Zim’s tobacco is smoking hot

2012-05-12 11:21

Brazil shortage, Chinese buyers boost production

Tobacco production in Zimbabwe is on the rise as the high prices offered by Chinese buyers, the new high-end market for Zimbabwe’s golden leaf, continues to attract newly resettled black farmers to try their hand at tobacco farming, which in the past had been the preserve of the country’s 4 500 white commercial farmers.

Statistics gleaned from the Tobacco Industry and Marketing Board this week showed that tobacco sales volumes had increased, with 83.6 million kilograms of tobacco sold at the end of April in comparison with 66 million kilograms sold in the same period last year.
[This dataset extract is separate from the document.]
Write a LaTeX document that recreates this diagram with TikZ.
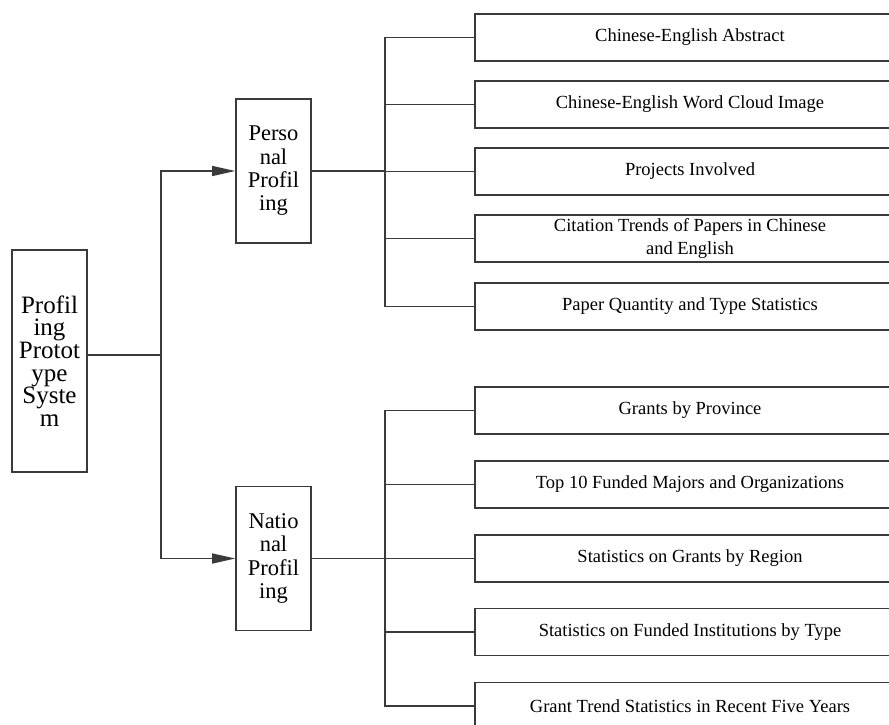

The price of tobacco has also been consistent at an average price of $3.78 (about R30) per kilogram, a high price which economic observers say is linked to the shortage of the golden leaf on the world market following floods that hit Brazil – one of the world’s leading tobacco producers, which has a yearly average production of 750 million kilograms.

In 2000, tobacco production in Zimbabwe peaked to 250 million kilograms but as a result of Zanu-PF led farm invasions, production slumped in 2008 to as little as 48 million kilograms.

The recovery of production has been spearheaded by the newly-resettled black farmers and began in 2010 at the turn of dollarisation, with 123 million kilograms delivered to the auction floors – which fetched $355 million.

Last year’s crop amounted to 131 million kilograms and netted $361 million.

A visit by City Press to the one of the main tobacco auction houses, Boka Auction Floors in Harare, showed a busy trek of newly resettled black farmers making their way to sell their crop.

Rudo Boka, the auction house’s chief executive, said: “Things are different from the past, when we used to have 20 white commercial farmers who came in to auction 50 bales each.

“Now thousands of black farmers come in with at least three bales each to sell and this explains the large human traffic that the floors are experiencing.”

Zimbabwe’s tobacco laws do not allow the auctioneers to buy tobacco from unregistered growers and this has lead to a boom in the number of registrations.

The tobacco board has in its records 57 000 growers allowed to sell their crop this season, a four-fold increase from the initial 15 000 growers that the board had registered at the start of the current season.

Andrew Matibiri, the tobacco board chief executive, praised the quality of the tobacco crop which he said was high and constantly improving.

“The favourable prices obtained at the moment are the result of a shortage of tobacco on the market and the fact that tobacco that originates from Zimbabwe is reputed for its good quality,” said Matibiri.

Boka said the improving yield was also linked to efforts by auction companies to teach the new tobacco growers through forums how to produce high quality crops that would sell for high prices.

China accounts for 40% of buyers of Zimbabwean tobacco, while west European markets make up 35% and the rest is distributed across the world.

Matibiri said: “This year we set between 150 and 170 million kilograms as a production estimate, not a target as is generally perceived. We use this estimate for planning purposes”.

The tobacco season ends in September and the current crop has so far raked in $315 million.

President Robert Mugabe’s Zanu-PF party is now basking in the glory of improving tobacco production to highlight the successes of its “Look East policy” and the land reform programme which in 2 000 received international condemnation for the violent way it was carried out by the war veterans group – a group of former liberation fighters loyal to Mugabe.